A friend told Clark her scientific background and experience in manufacturing and quality assurance lent themselves to loss adjusting or public liability but like most people outside the industry, Clark knowledge of insurance was that of claims and not terribly inspired.
Keen to explore all options, she attended a Young Insurance Professionals Australia & New Zealand networking event.
“It was the first insurance event I had been to and I did find it nerve wracking at the start but once I was introduced to people, I found people were really happy to give me information on the industry and jobs. I met brokers, underwriters, claims handlers, business development managers and lawyers. I was struck by how much they loved their jobs and how different all of their roles are. It was invaluable.”
Clark secured a role with CGU
two years ago and has been there ever since.
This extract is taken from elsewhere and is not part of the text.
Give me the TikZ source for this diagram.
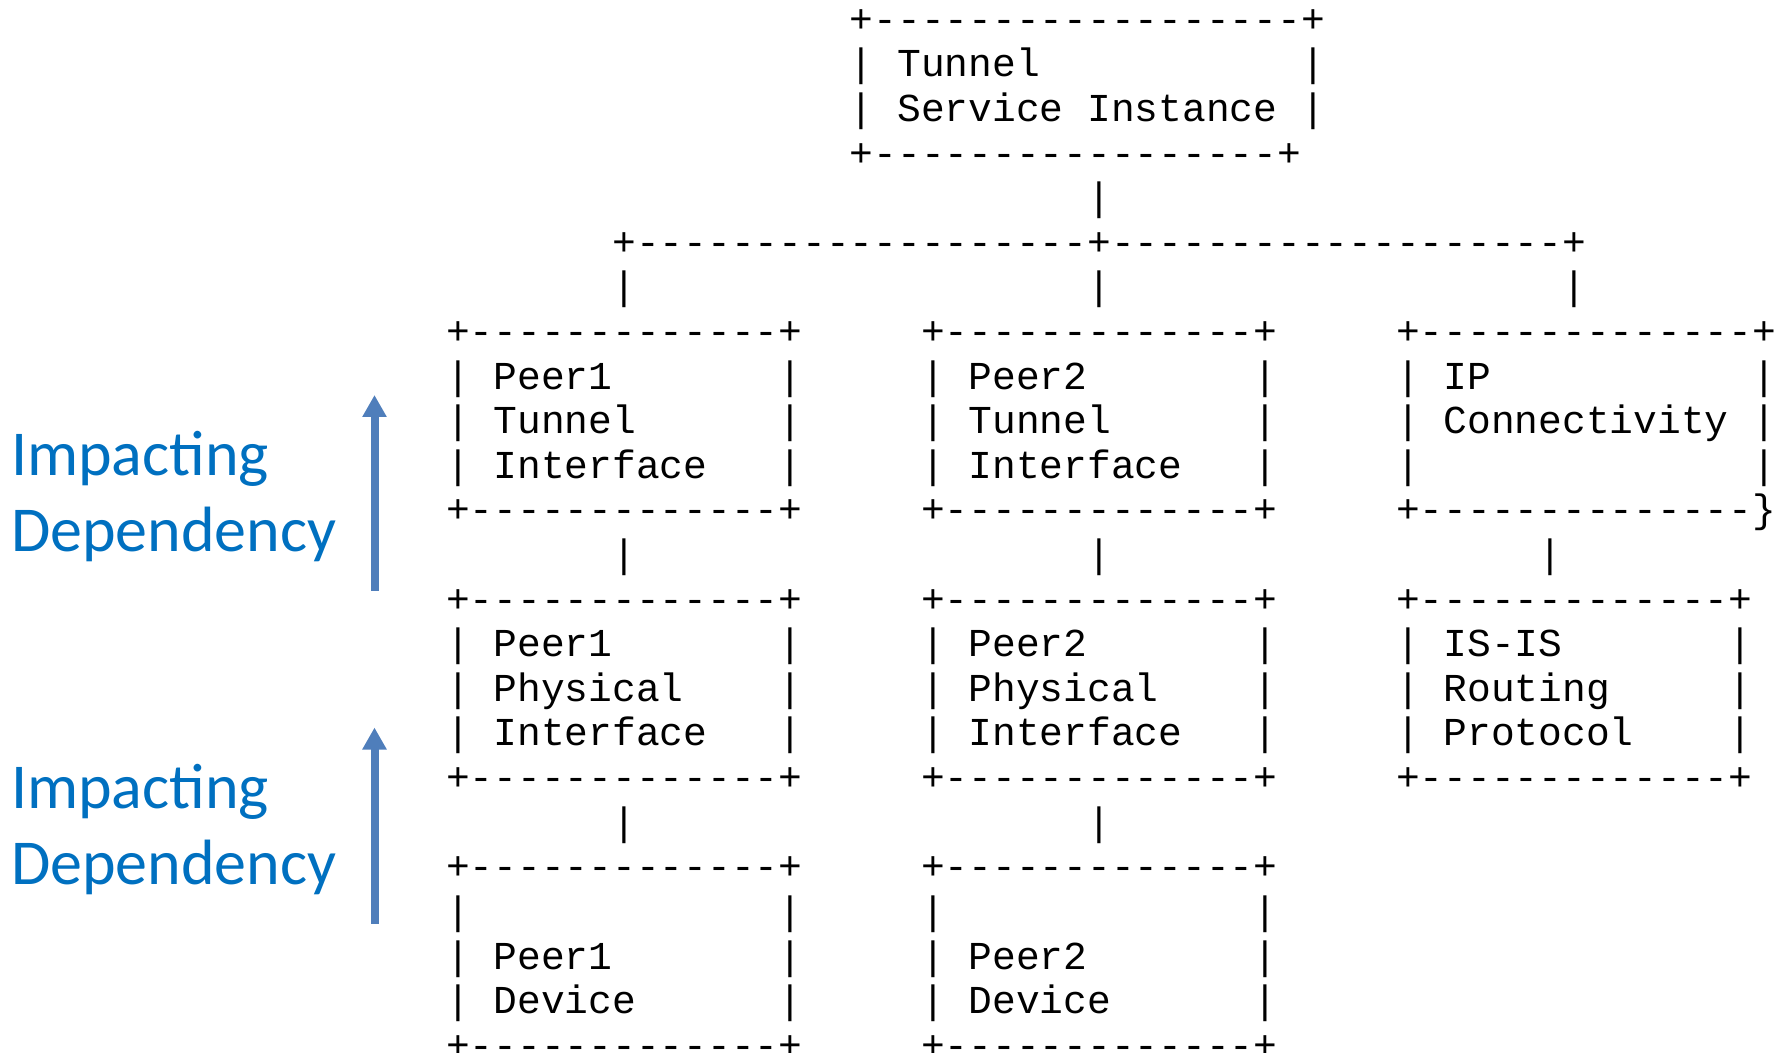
\documentclass[tikz,border=0pt]{standalone}
\usepackage{fontspec}
\newfontfamily\asciifont{Liberation Mono}[Ligatures=TeXOff]
\newfontfamily\labelfont{Carlito}
\usetikzlibrary{arrows.meta}
\definecolor{labelblue}{HTML}{0070C0}
\definecolor{arrowblue}{HTML}{4F7EBB}

% one monospaced text run placed on the character grid (column, row)
\newcommand\gridtext[4]{%
  \node[ascii] (#1) at ({446.125+23.75*(#2)},{32.2+44.61*(#3)}) {#4};}

\tikzset{
  ascii/.style={anchor=base west, inner sep=0pt, outer sep=0pt,
    font=\asciifont\fontsize{19.79pt}{20pt}\selectfont, text=black},
  deplabel/.style={anchor=base west, inner sep=0pt, outer sep=0pt,
    font=\labelfont\fontsize{32pt}{38pt}\selectfont, text=labelblue},
  deparrow/.style={draw=arrowblue, line width=4pt,
    -{Triangle[width=11.5pt,length=11pt,fill=arrowblue]}},
}

\begin{document}
\begin{tikzpicture}[x=0.5pt,y=-0.5pt]
\useasboundingbox (0,0) rectangle (1788,1053);
\clip (0,0) rectangle (1788,1053);

% ---- Tunnel Service Instance
\gridtext{tsiTop}{17}{0}{+------------------+}
\gridtext{tsiL1}{17}{1}{|}
\gridtext{tsiT1}{19}{1}{Tunnel}
\gridtext{tsiR1}{36}{1}{|}
\gridtext{tsiL2}{17}{2}{|}
\gridtext{tsiT2}{19}{2}{Service Instance}
\gridtext{tsiR2}{36}{2}{|}
\gridtext{tsiBot}{17}{3}{+-----------------+}

% ---- fan-out
\gridtext{fanStem}{27}{4}{|}
\gridtext{fanBar}{7}{5}{+-------------------+-------------------+}
\gridtext{fanA}{7}{6}{|}
\gridtext{fanB}{27}{6}{|}
\gridtext{fanC}{47}{6}{|}

% ---- tunnel interfaces and IP connectivity
\gridtext{p1tTop}{0}{7}{+-------------+}
\gridtext{p2tTop}{20}{7}{+-------------+}
\gridtext{ipTop}{40}{7}{+--------------+}

\gridtext{p1tL1}{0}{8}{|}
\gridtext{p1tT1}{2}{8}{Peer1}
\gridtext{p1tR1}{14}{8}{|}
\gridtext{p2tL1}{20}{8}{|}
\gridtext{p2tT1}{22}{8}{Peer2}
\gridtext{p2tR1}{34}{8}{|}
\gridtext{ipL1}{40}{8}{|}
\gridtext{ipT1}{42}{8}{IP}
\gridtext{ipR1}{55}{8}{|}

\gridtext{p1tL2}{0}{9}{|}
\gridtext{p1tT2}{2}{9}{Tunnel}
\gridtext{p1tR2}{14}{9}{|}
\gridtext{p2tL2}{20}{9}{|}
\gridtext{p2tT2}{22}{9}{Tunnel}
\gridtext{p2tR2}{34}{9}{|}
\gridtext{ipL2}{40}{9}{|}
\gridtext{ipT2}{42}{9}{Connectivity}
\gridtext{ipR2}{55}{9}{|}

\gridtext{p1tL3}{0}{10}{|}
\gridtext{p1tT3}{2}{10}{Interface}
\gridtext{p1tR3}{14}{10}{|}
\gridtext{p2tL3}{20}{10}{|}
\gridtext{p2tT3}{22}{10}{Interface}
\gridtext{p2tR3}{34}{10}{|}
\gridtext{ipL3}{40}{10}{|}
\gridtext{ipR3}{55}{10}{|}

\gridtext{p1tBot}{0}{11}{+-------------+}
\gridtext{p2tBot}{20}{11}{+-------------+}
\gridtext{ipBot}{40}{11}{+--------------\}}

\gridtext{linkA}{7}{12}{|}
\gridtext{linkB}{27}{12}{|}
\gridtext{linkC}{46}{12}{|}

% ---- physical interfaces and IS-IS
\gridtext{p1pTop}{0}{13}{+-------------+}
\gridtext{p2pTop}{20}{13}{+-------------+}
\gridtext{isTop}{40}{13}{+-------------+}

\gridtext{p1pL1}{0}{14}{|}
\gridtext{p1pT1}{2}{14}{Peer1}
\gridtext{p1pR1}{14}{14}{|}
\gridtext{p2pL1}{20}{14}{|}
\gridtext{p2pT1}{22}{14}{Peer2}
\gridtext{p2pR1}{34}{14}{|}
\gridtext{isL1}{40}{14}{|}
\gridtext{isT1}{42}{14}{IS-IS}
\gridtext{isR1}{54}{14}{|}

\gridtext{p1pL2}{0}{15}{|}
\gridtext{p1pT2}{2}{15}{Physical}
\gridtext{p1pR2}{14}{15}{|}
\gridtext{p2pL2}{20}{15}{|}
\gridtext{p2pT2}{22}{15}{Physical}
\gridtext{p2pR2}{34}{15}{|}
\gridtext{isL2}{40}{15}{|}
\gridtext{isT2}{42}{15}{Routing}
\gridtext{isR2}{54}{15}{|}

\gridtext{p1pL3}{0}{16}{|}
\gridtext{p1pT3}{2}{16}{Interface}
\gridtext{p1pR3}{14}{16}{|}
\gridtext{p2pL3}{20}{16}{|}
\gridtext{p2pT3}{22}{16}{Interface}
\gridtext{p2pR3}{34}{16}{|}
\gridtext{isL3}{40}{16}{|}
\gridtext{isT3}{42}{16}{Protocol}
\gridtext{isR3}{54}{16}{|}

\gridtext{p1pBot}{0}{17}{+-------------+}
\gridtext{p2pBot}{20}{17}{+-------------+}
\gridtext{isBot}{40}{17}{+-------------+}

\gridtext{linkD}{7}{18}{|}
\gridtext{linkE}{27}{18}{|}

% ---- devices
\gridtext{p1dTop}{0}{19}{+-------------+}
\gridtext{p2dTop}{20}{19}{+-------------+}

\gridtext{p1dL0}{0}{20}{|}
\gridtext{p1dR0}{14}{20}{|}
\gridtext{p2dL0}{20}{20}{|}
\gridtext{p2dR0}{34}{20}{|}

\gridtext{p1dL1}{0}{21}{|}
\gridtext{p1dT1}{2}{21}{Peer1}
\gridtext{p1dR1}{14}{21}{|}
\gridtext{p2dL1}{20}{21}{|}
\gridtext{p2dT1}{22}{21}{Peer2}
\gridtext{p2dR1}{34}{21}{|}

\gridtext{p1dL2}{0}{22}{|}
\gridtext{p1dT2}{2}{22}{Device}
\gridtext{p1dR2}{14}{22}{|}
\gridtext{p2dL2}{20}{22}{|}
\gridtext{p2dT2}{22}{22}{Device}
\gridtext{p2dR2}{34}{22}{|}

\gridtext{p1dBot}{0}{23}{+-------------+}
\gridtext{p2dBot}{20}{23}{+-------------+}

% ---- impact direction labels and arrows
\node[deplabel] (impA) at (11,475) {Impacting};
\node[deplabel] (depA) at (11,551) {Dependency};
\node[deplabel] (impB) at (11,808) {Impacting};
\node[deplabel] (depB) at (11,884) {Dependency};

\coordinate (arrowAtail) at (374.5,590.7);
\coordinate (arrowAhead) at (374.5,395);
\coordinate (arrowBtail) at (374.5,923.5);
\coordinate (arrowBhead) at (374.5,727.5);
\draw[deparrow] (arrowAtail) -- (arrowAhead);
\draw[deparrow] (arrowBtail) -- (arrowBhead);
\end{tikzpicture}
\end{document}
Her current role is liability claims consultant. She says although the career change was daunting it was the best decision.
“I was 32 when I left my comfortable and well known [science] industry. It was scary at first, I had to learn an entirely new industry and that was challenging but I had a good boss and I was looking forward to the challenge.
“My role involves managing both property damage and personal injury Liability claims. Every day is different.
“I get to exercise the scientific parts of my brain and every day presents a new challenge. As a claims consultant, you also get to work with all people on all sides of the claim. Whilst this may not always a pleasant experience, it keeps you on your toes!”
Clark, who is a member of the YIPS committee, believes if she, an originally science-orientated person, was happy and willing to pursue a career in insurance, other professionals in their twenties and thirties will be, too – but to recruit them, the industry must “think outside the box”.
“You never know what skills might be transferrable until you consider them. The scientific background and that way of thinking transfers quite well, it has helped me in the way I think and how I make decisions. There are people out there who are looking for a change and don’t realise what is available to them in the industry.”